Layered on top of the foundational horticulture that ensures the health of the plant is the technique of training each of its stems to form a dome and showcase the maximum number of disbudded flowers possible. This is the most horticulturally intense technique we do here, requiring systematic pinching and tying to a customized frame created in-house by our Facilities team. Each flower is hand-tied and evenly spaced in concentric horizontal rows before affixing each flower with a support or rindai to help balance the weight and hold the flower position in place. The dome is also customized to each individual Thousand Bloom we produce, based on its specific measurements.
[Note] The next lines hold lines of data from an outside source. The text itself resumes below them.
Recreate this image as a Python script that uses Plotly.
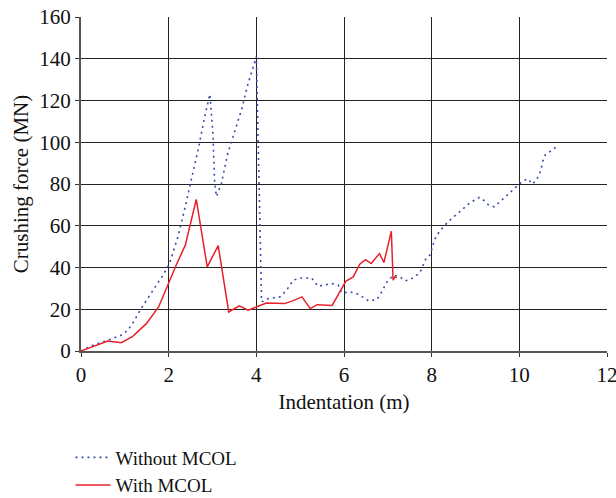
import plotly.graph_objects as go

# Without MCOL (blue dotted)
x_without = [0, 0.30, 0.61, 0.91, 1.07, 1.22, 1.37, 1.60, 1.87, 2.02, 2.21, 2.36, 2.52, 2.67, 2.82, 2.94,
             3.01, 3.05, 3.09, 3.20, 3.35, 3.51, 3.66, 3.81, 4.00, 4.12, 4.27, 4.54, 4.69, 4.84, 5.00,
             5.26, 5.41, 5.72, 5.87, 5.95, 6.14, 6.33, 6.56, 6.75, 6.86, 6.98, 7.13, 7.28, 7.40, 7.52,
             7.63, 7.74, 7.86, 7.97, 8.05, 8.11, 8.20, 8.29, 8.40, 8.50, 8.61, 8.73, 8.84, 8.96, 9.09,
             9.20, 9.30, 9.43, 9.54, 9.65, 9.77, 9.87, 9.98, 10.08, 10.20, 10.29, 10.38, 10.46, 10.50,
             10.53, 10.59, 10.71, 10.85]
y_without = [0, 3.0, 5.1, 7.5, 9.9, 14.7, 20.3, 27.5, 36.3, 41.9, 54.7, 67.5, 81.9, 96.3, 112, 123,
             104, 80, 74, 80, 94.7, 105.8, 115.4, 128, 141, 23.5, 25.1, 25.9, 29.1, 33.9, 35,
             35, 31, 32.3, 31.5, 27.8, 28.3, 27.2, 24, 24.6, 28.3, 33.1, 36.3, 35.5, 33.6, 34.4,
             35.8, 37.9, 43.8, 46.2, 52.3, 55.3, 57.9, 60.1, 62.4, 64.3, 66.2, 68.3, 70.4, 72.1, 73.6,
             72, 69.9, 69.1, 71.2, 73.1, 75.2, 77.1, 79.3, 81.5, 82.5, 80, 81.5, 84.7, 87.5,
             90.7, 93.9, 95.8, 97.8]

# With MCOL (red solid)
x_with = [0, 0.30, 0.61, 0.92, 1.18, 1.49, 1.77, 1.98, 2.17, 2.38, 2.63, 2.88, 3.13, 3.37, 3.61, 3.81,
          4.00, 4.23, 4.64, 4.83, 5.04, 5.23, 5.39, 5.73, 6.04, 6.21, 6.36, 6.49, 6.62, 6.81, 6.91,
          7.08, 7.12, 7.16, 7.20]
y_with = [0, 2.3, 4.8, 4.0, 7.0, 13.1, 21.1, 31.5, 41.1, 50.7, 72.6, 40.3, 50.5, 18.7, 21.6, 19.5,
          21.1, 23.0, 22.7, 24.0, 25.9, 20.3, 22.2, 21.8, 33.4, 35.5, 41.6, 43.8, 41.9, 46.7, 42.4,
          57.4, 33.9, 35.5, 35.0]

x_ticks = [0, 2, 4, 6, 8, 10, 12]
y_ticks = [0, 20, 40, 60, 80, 100, 120, 140, 160]

FONT = "Liberation Serif, Times New Roman, serif"
FS = 21

fig = go.Figure()
fig.add_trace(go.Scatter(x=x_without, y=y_without, mode="lines", name="Without MCOL",
                         line=dict(color="#3a4ea8", width=1.6, dash="2px,4px")))
fig.add_trace(go.Scatter(x=x_with, y=y_with, mode="lines", name="With MCOL",
                         line=dict(color="#e8202a", width=1.5)))

axis_common = dict(showgrid=True, gridcolor="#222222", gridwidth=1, showline=True,
                   linecolor="#555555", linewidth=2, ticks="outside", ticklen=4,
                   tickcolor="#333333", zeroline=False, ticklabeloverflow="allow",
                   tickfont=dict(family=FONT, size=FS, color="#111"),
                   title_font=dict(family=FONT, size=FS, color="#111"))

fig.update_xaxes(range=[0, 12], tickvals=x_ticks, title_text="Indentation (m)",
                 title_standoff=8, **axis_common)
fig.update_yaxes(range=[0, 160], tickvals=y_ticks, title_text="Crushing force (MN)",
                 title_standoff=5, **axis_common)

fig.update_layout(
    width=616, height=498,
    margin=dict(l=81, r=9, t=17, b=147, autoexpand=False),
    plot_bgcolor="white", paper_bgcolor="white",
    font=dict(family=FONT, size=FS, color="#111"),
    legend=dict(x=-0.02, y=-0.262, xanchor="left", yanchor="top", itemwidth=35,
                font=dict(family=FONT, size=19, color="#111"),
                bgcolor="rgba(0,0,0,0)", tracegroupgap=0),
    showlegend=True,
)

fig.write_html("out.html")
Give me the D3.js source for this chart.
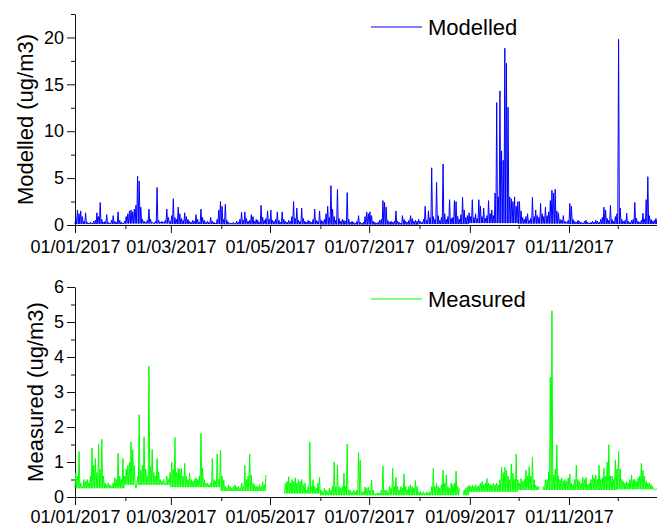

A close up of the buds of a thousand bloom chrysanthemum in it's frame.

A closer view of our Thousand Bloom Chrysanthemum about a week before display. Photo by Joe Hare.

A person in a green sweatshirt working with yellow chrysanthemum flowers in a metal frame.

Senior Grower Emily Coughlan makes final touches as the Thousand Bloom Chrysanthemum goes on display in our East Conservatory. Photo by Amy Simon Berg.

At the end of the day—or at the end of an 18-month process in this case—it’s not just our plants that make our displays possible—it’s our people. It’s their adaptability, their resilience, their expertise, and their passion for what—and all—they do. A mere snapshot of all they do is represented in each and every of the 1,366 blooms of this year’s Thousand Bloom Chrysanthemum and the thousands of hours behind this impressive plant. We are so pleased to once again share the beauty of the Thousand Bloom—and the many, many people behind its creation—with you.

Editor’s note: Our Thousand Bloom Chrysanthemum is on display, with the rest of Chrysanthemum Festival, now through November 12.